The government’s plan to hand out digital money of 10,000 baht to Thai citizens is not expected to commence on February 1 of the coming year, as initially directed by Prime Minister Srettha Thavisin, Deputy Finance Minister Julapun Amornvivat said on Thursday.

The delay has been necessitated by the need for additional time to establish a robust security framework for the program.

“The prime minister’s instruction was for the handout to start by February 1, 2024. But that date will not be met,” he admitted.

“It’s because we need more time to develop a stable and secure system. We can’t compromise the security of the system just to finish the work on time,” Julapun explained.

Nevertheless, he assured that the system would be fully operational and the handouts could begin during the first quarter of the forthcoming year.

The program entails a digital handout of 10,000 baht to every Thai citizen, 16 years or older, enabling them to make purchases within a 4-kilometer boundary of their official residence over a span of six months.

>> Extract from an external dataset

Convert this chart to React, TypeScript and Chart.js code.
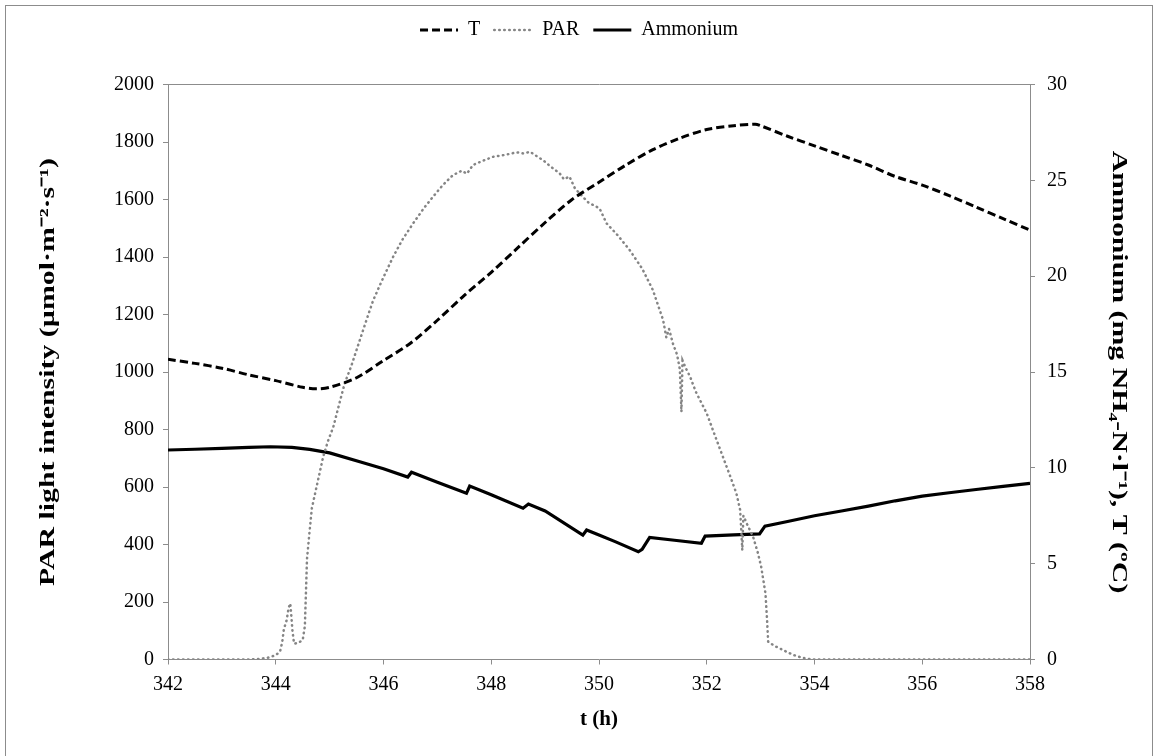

However, Julapun disclosed on Wednesday that the condition concerning the 4km limit is poised for elimination.

The administration’s objective with this disbursement is to invigorate the Thai economy, aiming for an annual GDP surge of up to 5%.

Critics have cautioned that this initiative could impose a significant economic burden on the nation, demanding an anticipated 560 billion baht from the state budget.

Among the critics of this contentious plan are ex-governors of the Bank of Thailand, former finance ministers, and several economists and scholars.

Julapun, the leader of a governmental subcommittee in charge of overseeing the handout program, mentioned on Thursday that his team had yet to decide on the source of funding and the terms of the handouts.

He informed that the subcommittee is scheduled for another meeting the following Tuesday (October 24) and is set to present its recommendations to the committee overseeing the digital-money handouts, under the leadership of Prime Minister Srettha.

Addressing opinions that the handouts should prioritize vulnerable groups, Julapun clarified that this initiative is designed for economic stimulation, not as a social welfare measure.

“This policy is aimed at stimulating the economy, as the country’s GDP growth has been low. If the government does nothing about it, the GDP will continue to see low growth.

With this policy, we believe the GDP would expand close to 5%,” asserted the deputy finance minister.

Julapun waved off worries about potential irregularities that could taint this initiative, similar to the issues encountered with the rice-pledging scheme during Yingluck Shinawatra’s tenure.

He expressed confidence that the system currently being crafted by this administration would be robust enough to deter any form of corrupt practices.

“We are sure there will be no irregularities. But if any corruption case emerges, the government will certainly take legal action,” he said.